With a rating of 4.6 on goodreads, Patrick Radden Keefe’s Empire of Pain is the best and highest-rated book I have read this year! Written in language that makes it extremely accessible, the book chronicles the story of the family behind OxyContin and the opioid crisis in America. Keefe covers four generations of the Sacklers and documents the greed and denial they embody, keeping their company and the drug at the center of the story – a no small feat by any measure. The author punches above his weight and manages to shatter a name that adorns some of the biggest museums and schools in the world. Keefe is meticulous in his research, and the book itself is well-paced, effortlessly moving through a period of about 107 years.
Purdue Pharma, a company that Arthur Sackler purchased with his brothers in 1952, began marketing and selling opioids around 1984 in the form of an oxycodone pill called MS Contin. A next generation product, OxyContin, was launched in 1996, and with that a concerted effort to change the way doctors in America prescribed pain medication. Colluding with the FDA for approval to use deceptive claims around the addictive properties of the pill, Purdue went on to position OxyContin as an analgesic that could be used to treat non-malignant pain. It used misleading marketing collateral to ‘educate’ physicians who were ‘opioid naïve,’ sponsored ‘pain management’ events, paid doctors to speak at these events about the virtues of opioids, and generally led the way in changing the way opioids were viewed in the American medical fraternity. It relied on a system of uncapped bonuses and incentives that rewarded its salespeople to peddle the drug in regions that saw a lot of on-the-job injuries and disabilities. From using coupon cards to distribute free samples of the drug to hiring consultants from McKinsey to devise ways in which the company could sell more, Purdue did everything in its power to get a nation hooked. And then denied its role, and that of the Sacklers in the ensuing crisis of addiction.

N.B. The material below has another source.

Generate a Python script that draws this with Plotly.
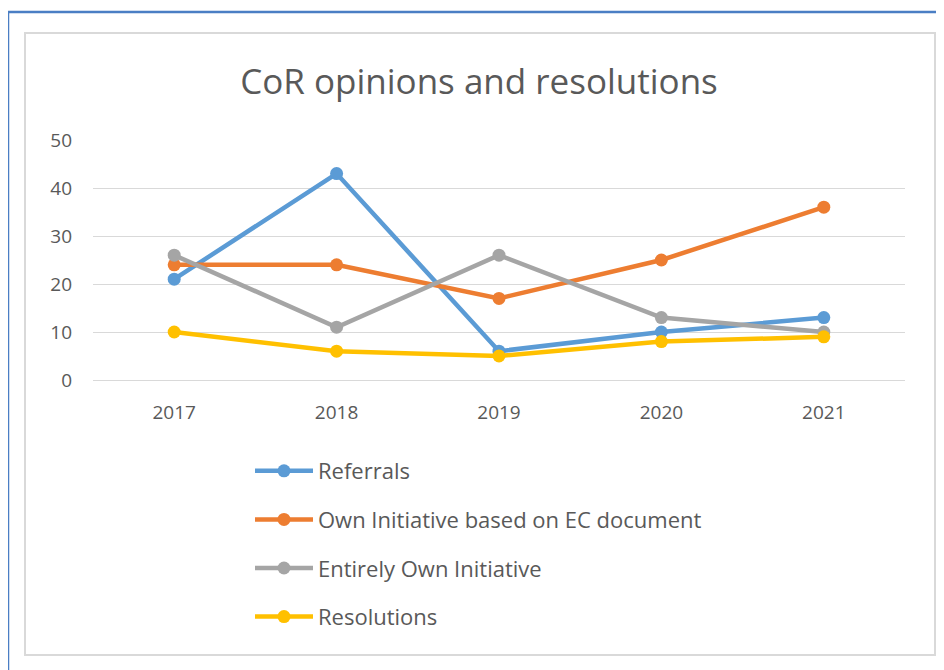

Keefe manages to highlight the greed and insatiability that has come to define Big Pharma in particular and capitalism in general, and is convinced that the Sacklers, while not the only guilty party in the opioid crisis, have a disproportionate burden of the blame to bear. Their fortune is blood money made from peddling a drug they knew was addictive for as long as they could before the patent protections ran out.